Friday, January 12, 2007

More than private grief

It is turning out to be a little more than mere intrusion on private grief, as we first suggested. The new leader of the EPP, Frenchman Joseph Daul – who gave the Tory Boy Blog so much heartache – may turn out to be something more than a protectionist Europhile.

According to a story in The Financial Times - carefully, if lovingly planted by UKIP - the man may be a crook as well.

It is certainly and indisputably the case that the new leader of the EU parliament's biggest political group is under investigation for misuse of public funds in France – part of an inquiry into the diversion of €16m (£10.6m) of agricultural money in the 1990s that has also ensnared three former agriculture ministers.

Daul was head of the National Breeding Confederation, the beef producers' union, between 1993 and 1998 and was placed under investigation in 2004 for allegedly diverting money to finance the farmers' union, the FNSEA, and to pay his own staff. He is not accused of benefiting personally but of "complicity and concealment of the abuse of public funds".

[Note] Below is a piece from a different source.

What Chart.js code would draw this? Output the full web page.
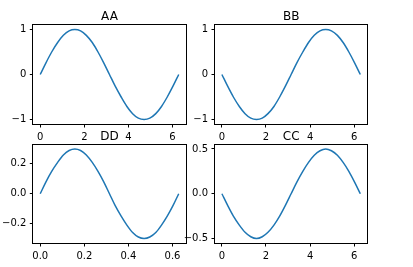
<!DOCTYPE html>
<html>
<head>
<meta charset="utf-8">
<script src="https://cdn.jsdelivr.net/npm/chart.js@4.4.1/dist/chart.umd.min.js"></script>
<style>
  html, body { margin: 0; padding: 0; background: #fff; }
  #wrap { position: relative; width: 413px; height: 267px; }
  #wrap canvas { position: absolute; left: 0; top: 0; }
</style>
</head>
<body>
<div id="wrap">
  <canvas id="c-aa" width="413" height="267"></canvas>
  <canvas id="c-bb" width="413" height="267"></canvas>
  <canvas id="c-dd" width="413" height="267"></canvas>
  <canvas id="c-cc" width="413" height="267"></canvas>
</div>
<script>
// x samples (0 .. 2pi)
const xFull = [0, 0.26, 0.52, 0.79, 1.05, 1.31, 1.57, 1.83, 2.09, 2.36, 2.62, 2.88, 3.14,
  3.40, 3.67, 3.93, 4.19, 4.45, 4.71, 4.97, 5.24, 5.50, 5.76, 6.02, 6.28];
const xShort = [0, 0.026, 0.052, 0.079, 0.105, 0.131, 0.157, 0.183, 0.209, 0.236, 0.262, 0.288, 0.314,
  0.340, 0.367, 0.393, 0.419, 0.445, 0.471, 0.497, 0.524, 0.550, 0.576, 0.602, 0.628];

const aaValues = [0, 0.26, 0.5, 0.71, 0.87, 0.97, 1, 0.97, 0.87, 0.71, 0.5, 0.26, 0,
  -0.26, -0.5, -0.71, -0.87, -0.97, -1, -0.97, -0.87, -0.71, -0.5, -0.26, 0];
const bbValues = [0, -0.26, -0.5, -0.71, -0.87, -0.97, -1, -0.97, -0.87, -0.71, -0.5, -0.26, 0,
  0.26, 0.5, 0.71, 0.87, 0.97, 1, 0.97, 0.87, 0.71, 0.5, 0.26, 0];
const ddValues = [0, 0.08, 0.15, 0.21, 0.26, 0.29, 0.3, 0.29, 0.26, 0.21, 0.15, 0.08, 0,
  -0.08, -0.15, -0.21, -0.26, -0.29, -0.3, -0.29, -0.26, -0.21, -0.15, -0.08, 0];
const ccValues = [0, -0.13, -0.25, -0.35, -0.43, -0.48, -0.5, -0.48, -0.43, -0.35, -0.25, -0.13, 0,
  0.13, 0.25, 0.35, 0.43, 0.48, 0.5, 0.48, 0.43, 0.35, 0.25, 0.13, 0];

// tick values and their labels
const xTicksFull = [0, 2, 4, 6];
const xLabelsFull = ['0', '2', '4', '6'];
const xTicksShort = [0, 0.2, 0.4, 0.6];
const xLabelsShort = ['0.0', '0.2', '0.4', '0.6'];
const yTicksOne = [-1, 0, 1];
const yLabelsOne = ['\u22121', '0', '1'];
const yTicksDD = [-0.2, 0, 0.2];
const yLabelsDD = ['\u22120.2', '0.0', '0.2'];
const yTicksCC = [-0.5, 0, 0.5];
const yLabelsCC = ['\u22120.5', '0.0', '0.5'];

Chart.defaults.font.family = '"DejaVu Sans", sans-serif';
Chart.defaults.font.size = 10;
Chart.defaults.color = '#000';

// full axes frame like matplotlib spines, plus a title centred on the plot area
const frame = {
  id: 'frame',
  afterDatasetsDraw(chart, args, opts) {
    const a = chart.chartArea;
    const c = chart.ctx;
    c.save();
    c.strokeStyle = '#000';
    c.lineWidth = 1;
    const l = Math.round(a.left) - 0.5, t = Math.round(a.top) - 0.5;
    const r = Math.round(a.right) + 0.5, b = Math.round(a.bottom) + 0.5;
    c.strokeRect(l, t, r - l, b - t);
    if (opts.title) {
      c.fillStyle = '#000';
      c.font = '12px "DejaVu Sans", sans-serif';
      c.textAlign = 'center';
      c.textBaseline = 'alphabetic';
      c.fillText(opts.title, (a.left + a.right) / 2, a.top - 5);
    }
    c.restore();
  }
};

function axis(min, max, ticks, labels, fitFn) {
  return {
    type: 'linear',
    min: min,
    max: max,
    afterBuildTicks: s => { s.ticks = ticks.map(v => ({ value: v })); },
    afterFit: fitFn,
    border: { display: false },
    grid: { drawOnChartArea: false, drawTicks: true, tickLength: 3.5, color: '#000' },
    ticks: {
      autoSkip: false, maxRotation: 0, padding: 3.5,
      callback: v => { const i = ticks.indexOf(v); return i >= 0 ? labels[i] : ''; }
    }
  };
}

function makePlot(id, title, xs, ys, box, xr, yr, xt, xl, yt, yl) {
  // box = axes rectangle [left, top, right, bottom] in page pixels
  const yW = 40, xH = 20;
  new Chart(document.getElementById(id), {
    type: 'line',
    data: {
      datasets: [{
        data: xs.map((x, i) => ({ x: x, y: ys[i] })),
        borderColor: '#1f77b4',
        borderWidth: 1.5,
        pointRadius: 0,
        cubicInterpolationMode: 'monotone',
        fill: false
      }]
    },
    options: {
      responsive: false,
      animation: false,
      events: [],
      layout: {
        padding: { left: box[0] - yW, top: box[1], right: 413 - box[2], bottom: 267 - box[3] - xH }
      },
      plugins: {
        legend: { display: false },
        tooltip: { enabled: false },
        title: { display: false },
        frame: { title: title }
      },
      scales: {
        x: axis(xr[0], xr[1], xt, xl, s => { s.height = xH; }),
        y: axis(yr[0], yr[1], yt, yl, s => { s.width = yW; })
      }
    },
    plugins: [frame]
  });
}

makePlot('c-aa', 'AA', xFull, aaValues, [33.3, 25, 185.7, 124], [-0.314, 6.597], [-1.1, 1.1],
  xTicksFull, xLabelsFull, yTicksOne, yLabelsOne);
makePlot('c-bb', 'BB', xFull, bbValues, [215, 25, 367.3, 124], [-0.314, 6.597], [-1.1, 1.1],
  xTicksFull, xLabelsFull, yTicksOne, yLabelsOne);
makePlot('c-dd', 'DD', xShort, ddValues, [33.3, 144.5, 185.7, 243], [-0.0314, 0.6597], [-0.33, 0.33],
  xTicksShort, xLabelsShort, yTicksDD, yLabelsDD);
makePlot('c-cc', 'CC', xFull, ccValues, [215, 144.5, 367.3, 243], [-0.314, 6.597], [-0.55, 0.55],
  xTicksFull, xLabelsFull, yTicksCC, yLabelsCC);
</script>
</body>
</html>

Investigating magistrate Henri Pons, a key player in the Clearstream affair, France's latest political and financial scandal, is handling the case in Paris. Nicolas Jacquet, the head of the French grain producers' union, who first complained about the diversion of his members' money in 2000, said Mr Daul and his six co-accused had used every legal avenue to avoid a trial. However, he thought a trial would be delayed until after the French presidential election in May. MEPs could lift Mr Daul's immunity from prosecution if he were charged.

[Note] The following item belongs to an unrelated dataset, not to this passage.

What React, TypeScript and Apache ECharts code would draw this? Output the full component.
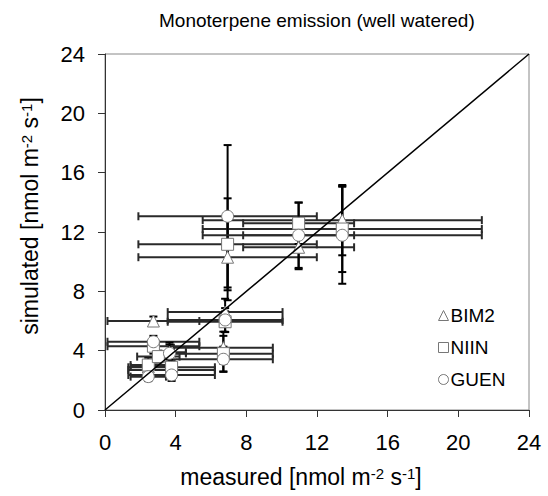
import React, { useEffect, useRef } from 'react';
import * as echarts from 'echarts';

const titleText = 'Monoterpene emission (well watered)';
const seriesNames = ['BIM2', 'NIIN', 'GUEN'];
const seriesSymbols = ['triangle', 'rect', 'circle'];
const axisMin = 0;
const axisMax = 24;
const axisStep = 4;
const identityLine = [[0, 0], [24, 24]];

// BIM2 (triangles)
const bim2Measured = [6.94, 10.96, 13.43, 2.74, 6.8, 6.7, 2.45, 3.77, 3.65];
const bim2MeasuredErr = [5.05, 3.14, 7.9, 2.6, 3.25, 2.8, 1.0, 2.45, 0.93];
const bim2Simulated = [10.3, 10.97, 12.8, 6.0, 6.6, 4.2, 2.9, 2.7, 3.9];
const bim2SimulatedErr = [2.9, 1.48, 2.37, 0.3, 0.9, 1.08, 0.4, 0.4, 0.5];

// NIIN (squares)
const niinMeasured = [6.94, 10.96, 13.43, 2.74, 6.8, 6.7, 2.45, 3.77, 3.02];
const niinMeasuredErr = [5.05, 3.14, 7.9, 2.6, 3.25, 2.8, 1.0, 2.45, 1.2];
const niinSimulated = [11.17, 12.59, 12.2, 4.3, 5.95, 3.8, 3.03, 2.88, 3.6];
const niinSimulatedErr = [3.1, 1.4, 2.9, 0.5, 0.7, 1.2, 0.5, 0.5, 0.4];

// GUEN (circles)
const guenMeasured = [6.94, 10.96, 13.43, 2.74, 6.8, 6.7, 2.45, 3.77, 3.65];
const guenMeasuredErr = [5.05, 3.14, 7.9, 2.6, 3.25, 2.8, 1.0, 2.45, 0.93];
const guenSimulated = [13.06, 11.78, 11.78, 4.6, 6.07, 3.42, 2.25, 2.36, 3.82];
const guenSimulatedErr = [4.8, 2.2, 3.27, 0.4, 0.8, 0.85, 0.3, 0.4, 0.72];

const FONT = "'Liberation Sans', Arial, sans-serif";

function rows(mx: number[], mxe: number[], sy: number[], sye: number[]) {
  return mx.map((x, i) => [x, sy[i], mxe[i], sye[i]]);
}

const allRows = [
  rows(bim2Measured, bim2MeasuredErr, bim2Simulated, bim2SimulatedErr),
  rows(niinMeasured, niinMeasuredErr, niinSimulated, niinSimulatedErr),
  rows(guenMeasured, guenMeasuredErr, guenSimulated, guenSimulatedErr),
];

const renderErr = (params: any, api: any) => {
  const x = api.value(0);
  const y = api.value(1);
  const xe = api.value(2);
  const ye = api.value(3);
  const l = api.coord([x - xe, y]);
  const r = api.coord([x + xe, y]);
  const t = api.coord([x, y + ye]);
  const b = api.coord([x, y - ye]);
  const cap = 4;
  const hs = { stroke: '#2a2a2a', lineWidth: 2 };
  const vs = { stroke: '#000', lineWidth: 2 };
  return {
    type: 'group',
    children: [
      { type: 'line', shape: { x1: l[0], y1: l[1], x2: r[0], y2: r[1] }, style: hs },
      { type: 'line', shape: { x1: l[0], y1: l[1] - cap, x2: l[0], y2: l[1] + cap }, style: hs },
      { type: 'line', shape: { x1: r[0], y1: r[1] - cap, x2: r[0], y2: r[1] + cap }, style: hs },
      { type: 'line', shape: { x1: t[0], y1: t[1], x2: b[0], y2: b[1] }, style: vs },
      { type: 'line', shape: { x1: t[0] - cap, y1: t[1], x2: t[0] + cap, y2: t[1] }, style: vs },
      { type: 'line', shape: { x1: b[0] - cap, y1: b[1], x2: b[0] + cap, y2: b[1] }, style: vs },
    ],
  };
};

export default function App() {
  const ref = useRef<HTMLDivElement>(null);
  useEffect(() => {
    const chart = echarts.init(ref.current!, null, { renderer: 'svg' });
    const axisCommon = {
      type: 'value',
      min: axisMin,
      max: axisMax,
      interval: axisStep,
      splitLine: { show: false },
      axisLine: { show: true, onZero: false, lineStyle: { color: '#333', width: 1 } },
      axisTick: { show: true, inside: false, length: 7, lineStyle: { color: '#333', width: 1 } },
      axisLabel: { fontSize: 22, color: '#000', fontFamily: FONT, margin: 14 },
    };
    const series: any[] = [];
    allRows.forEach((data, i) => {
      series.push({
        type: 'custom',
        name: seriesNames[i] + ' error',
        renderItem: renderErr,
        dimensions: ['x', 'y', 'xe', 'ye'],
        encode: { x: 0, y: 1 },
        data,
        z: 2,
        silent: true,
      });
    });
    allRows.forEach((data, i) => {
      series.push({
        type: 'scatter',
        name: seriesNames[i],
        symbol: seriesSymbols[i],
        symbolSize: 12,
        data: data.map((d) => [d[0], d[1]]),
        itemStyle: { color: '#fff', borderColor: '#777', borderWidth: 1, opacity: 1 },
        z: 3,
      });
    });
    series.push({
      type: 'line',
      name: '1:1',
      data: identityLine,
      showSymbol: false,
      symbol: 'none',
      lineStyle: { color: '#000', width: 1.5 },
      z: 4,
      silent: true,
    });
    const option: any = {
      animation: false,
      backgroundColor: '#fff',
      title: {
        text: titleText,
        left: 154,
        top: 6,
        textStyle: { fontSize: 19, fontWeight: 'normal', color: '#000', fontFamily: FONT },
      },
      grid: {
        left: 105,
        top: 54,
        right: 19,
        bottom: 86,
        show: true,
        borderColor: '#888',
        borderWidth: 1,
        backgroundColor: 'transparent',
      },
      xAxis: { ...axisCommon, axisLabel: { ...axisCommon.axisLabel, margin: 21 } },
      yAxis: { ...axisCommon, axisLabel: { ...axisCommon.axisLabel, margin: 20 } },
      legend: {
        data: seriesNames.map((n, i) => ({ name: n, icon: seriesSymbols[i] })),
        orient: 'vertical',
        left: 433,
        top: 301,
        itemWidth: 10,
        itemHeight: 10,
        itemGap: 13,
        itemStyle: { color: '#fff', borderColor: '#777', borderWidth: 1 },
        textStyle: { fontSize: 19, color: '#000', fontFamily: FONT, padding: [0, 0, 0, -3] },
        selectedMode: false,
      },
      graphic: [
        {
          type: 'text',
          x: 301,
          y: 477,
          style: {
            text: '{a|measured [nmol m}{b|-2}{a| s}{b|-1}{a|]}',
            align: 'center',
            verticalAlign: 'middle',
            rich: {
              a: { fontSize: 23, fontFamily: FONT, fill: '#000' },
              b: { fontSize: 15, fontFamily: FONT, fill: '#000', verticalAlign: 'top' },
            },
          },
        },
        {
          type: 'text',
          x: 30,
          y: 216,
          rotation: Math.PI / 2,
          style: {
            text: '{a|simulated [nmol m}{b|-2}{a| s}{b|-1}{a|]}',
            align: 'center',
            verticalAlign: 'middle',
            rich: {
              a: { fontSize: 23, fontFamily: FONT, fill: '#000' },
              b: { fontSize: 15, fontFamily: FONT, fill: '#000', verticalAlign: 'top' },
            },
          },
        },
      ],
      series,
    };
    chart.setOption(option);
    return () => chart.dispose();
  }, []);
  return (
    <div
      ref={ref}
      style={{ position: 'fixed', left: 0, top: 0, width: 548, height: 496, background: '#fff' }}
    />
  );
}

This is very reminiscent of the case of Jacques "Wheel" Barrot, the EU transport commissioner. Mr Barrot, another French crook from Chirac's UMP. In another story broken by UKIP, he failed to tell his boss José Manuel Barroso that he had been convicted of fraud in a party funding scandal, this one claiming as his excuse that fact that he had been pardoned by his pal Chirac.

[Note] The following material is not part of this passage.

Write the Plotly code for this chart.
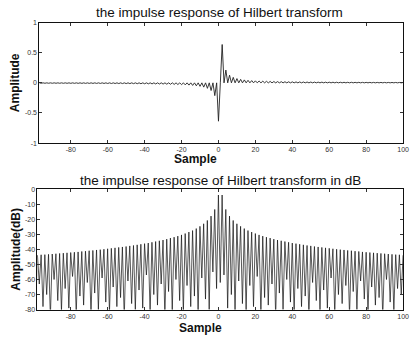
import plotly.graph_objects as go

samples = list(range(-100, 101))

amplitude = [
    -0.0063, 0, -0.0064, 0, -0.0066, 0, -0.0067, 0, -0.0068, 0, -0.0070, 0, -0.0072, 0, -0.0073, 0, -0.0075, 0, -0.0077, 0,
    -0.0079, 0, -0.0081, 0, -0.0083, 0, -0.0085, 0, -0.0087, 0, -0.0090, 0, -0.0092, 0, -0.0095, 0, -0.0098, 0, -0.0101, 0,
    -0.0104, 0, -0.0108, 0, -0.0112, 0, -0.0116, 0, -0.0120, 0, -0.0125, 0, -0.0130, 0, -0.0135, 0, -0.0141, 0, -0.0148, 0,
    -0.0155, 0, -0.0163, 0, -0.0172, 0, -0.0182, 0, -0.0193, 0, -0.0205, 0, -0.0220, 0, -0.0236, 0, -0.0255, 0, -0.0277, 0,
    -0.0303, 0, -0.0335, 0, -0.0374, 0, -0.0424, 0, -0.0490, 0, -0.0579, 0, -0.0707, 0, -0.0909, 0, -0.1273, 0, -0.2122, 0,
    -0.6366,
    0, 0.6366, 0, 0.2122, 0, 0.1273, 0, 0.0909, 0, 0.0707, 0, 0.0579, 0, 0.0490, 0, 0.0424, 0, 0.0374, 0, 0.0335,
    0, 0.0303, 0, 0.0277, 0, 0.0255, 0, 0.0236, 0, 0.0220, 0, 0.0205, 0, 0.0193, 0, 0.0182, 0, 0.0172, 0, 0.0163,
    0, 0.0155, 0, 0.0148, 0, 0.0141, 0, 0.0135, 0, 0.0130, 0, 0.0125, 0, 0.0120, 0, 0.0116, 0, 0.0112, 0, 0.0108,
    0, 0.0104, 0, 0.0101, 0, 0.0098, 0, 0.0095, 0, 0.0092, 0, 0.0090, 0, 0.0087, 0, 0.0085, 0, 0.0083, 0, 0.0081,
    0, 0.0079, 0, 0.0077, 0, 0.0075, 0, 0.0073, 0, 0.0072, 0, 0.0070, 0, 0.0068, 0, 0.0067, 0, 0.0066, 0, 0.0064,
]

amplitude_db = [
    -44.0, -82, -43.9, -63, -43.6, -78, -43.5, -70, -43.3, -85, -43.1, -60, -42.9, -74, -42.7, -81, -42.5, -66, -42.3, -79,
    -42.1, -58, -41.9, -83, -41.7, -71, -41.4, -77, -41.2, -62, -40.9, -84, -40.7, -69, -40.4, -80, -40.2, -59, -39.9, -75,
    -39.6, -82, -39.3, -65, -39.0, -78, -38.7, -72, -38.4, -86, -38.1, -61, -37.7, -76, -37.4, -80, -37.0, -67, -36.6, -79,
    -36.2, -57, -35.8, -83, -35.3, -70, -34.8, -77, -34.3, -63, -33.8, -85, -33.2, -68, -32.5, -81, -31.9, -60, -31.2, -74,
    -30.4, -82, -29.5, -64, -28.5, -78, -27.5, -71, -26.2, -84, -24.7, -59, -23.0, -73, -20.8, -80, -17.9, -55, -13.5, -66,
    -3.9,
    -62, -3.9, -57, -13.5, -79, -17.9, -70, -20.8, -83, -23.0, -61, -24.7, -76, -26.2, -81, -27.5, -64, -28.5, -78, -29.5,
    -58, -30.4, -84, -31.2, -72, -31.9, -77, -32.5, -63, -33.2, -85, -33.8, -69, -34.3, -80, -34.8, -60, -35.3, -75, -35.8,
    -82, -36.2, -66, -36.6, -78, -37.0, -71, -37.4, -86, -37.7, -62, -38.1, -74, -38.4, -81, -38.7, -67, -39.0, -79, -39.3,
    -59, -39.6, -83, -39.9, -70, -40.2, -76, -40.4, -64, -40.7, -84, -40.9, -68, -41.2, -80, -41.4, -61, -41.7, -73, -41.9,
    -82, -42.1, -65, -42.3, -77, -42.5, -72, -42.7, -85, -42.9, -60, -43.1, -75, -43.3, -81, -43.5, -66, -43.6, -70, -43.9,
]

x_ticks = [-80, -60, -40, -20, 0, 20, 40, 60, 80, 100]
y1_ticks = [-1, -0.5, 0, 0.5, 1]
y1_labels = ["-1", "-0.5", "0", "0.5", "1"]
y2_ticks = [-80, -70, -60, -50, -40, -30, -20, -10, 0]

W, H = 415, 342
FONT = "Liberation Sans"

def px(x):
    return x / W

def py(y):
    return 1 - y / H

fig = go.Figure()
fig.add_trace(go.Scatter(x=samples, y=amplitude, mode="lines",
                         line=dict(color="#222", width=0.9), xaxis="x", yaxis="y", showlegend=False))
fig.add_trace(go.Scatter(x=samples, y=amplitude_db, mode="lines",
                         line=dict(color="#111", width=0.7), xaxis="x2", yaxis="y2", showlegend=False))

axis_common = dict(showgrid=False, zeroline=False, showline=True, linecolor="#111", linewidth=1,
                   mirror="ticks", ticks="inside", ticklen=3, tickcolor="#333",
                   tickfont=dict(family=FONT, size=7, color="#333"))

fig.update_layout(
    width=W, height=H,
    margin=dict(l=0, r=0, t=0, b=0),
    paper_bgcolor="white", plot_bgcolor="white",
    xaxis=dict(domain=[px(40), px(409)], range=[-97, 100], anchor="y",
               tickvals=x_ticks, ticktext=[str(v) for v in x_ticks], **axis_common),
    yaxis=dict(domain=[py(142), py(19)], range=[-1, 1], anchor="x",
               tickvals=y1_ticks, ticktext=y1_labels, **axis_common),
    xaxis2=dict(domain=[px(38), px(409)], range=[-98, 100], anchor="y2",
                tickvals=x_ticks, ticktext=[str(v) for v in x_ticks], **axis_common),
    yaxis2=dict(domain=[py(312), py(189)], range=[-80, 0], anchor="x2",
                tickvals=y2_ticks, ticktext=[str(v) for v in y2_ticks], **axis_common),
    annotations=[
        dict(text="the impulse response of Hilbert transform", x=px(223), y=py(9), xref="paper", yref="paper",
             showarrow=False, font=dict(family=FONT, size=13.5, color="#111"), xanchor="center", yanchor="middle"),
        dict(text="the impulse response of Hilbert transform in dB", x=px(224), y=py(180), xref="paper", yref="paper",
             showarrow=False, font=dict(family=FONT, size=13.5, color="#111"), xanchor="center", yanchor="middle"),
        dict(text="<b>Amplitude</b>", x=px(16), y=py(80), xref="paper", yref="paper", textangle=-90,
             showarrow=False, font=dict(family=FONT, size=12, color="#111"), xanchor="center", yanchor="middle"),
        dict(text="<b>Amplitude(dB)</b>", x=px(16), y=py(250), xref="paper", yref="paper", textangle=-90,
             showarrow=False, font=dict(family=FONT, size=12, color="#111"), xanchor="center", yanchor="middle"),
        dict(text="<b>Sample</b>", x=px(198), y=py(158), xref="paper", yref="paper",
             showarrow=False, font=dict(family=FONT, size=12, color="#111"), xanchor="center", yanchor="middle"),
        dict(text="<b>Sample</b>", x=px(203), y=py(331), xref="paper", yref="paper",
             showarrow=False, font=dict(family=FONT, size=12, color="#111"), xanchor="center", yanchor="middle"),
    ],
)

fig.write_html("out.html")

One hesitates to declare that all French politicians are crooks, but it would be nice to have an example of one who was not. It would also be nice to think that the Tory MEPs – of which Daniel Hannan is one - now had enough sense to get out of the EPP pronto.

It is too late, of course, for the Boy as the publicity to come on this issue cannot but help remind people of his failure to honour the one promise he made of any consequence during his leadership campaign. He is about to learn the hard way that taking the easy way out in politics is never, in fact, the easy option.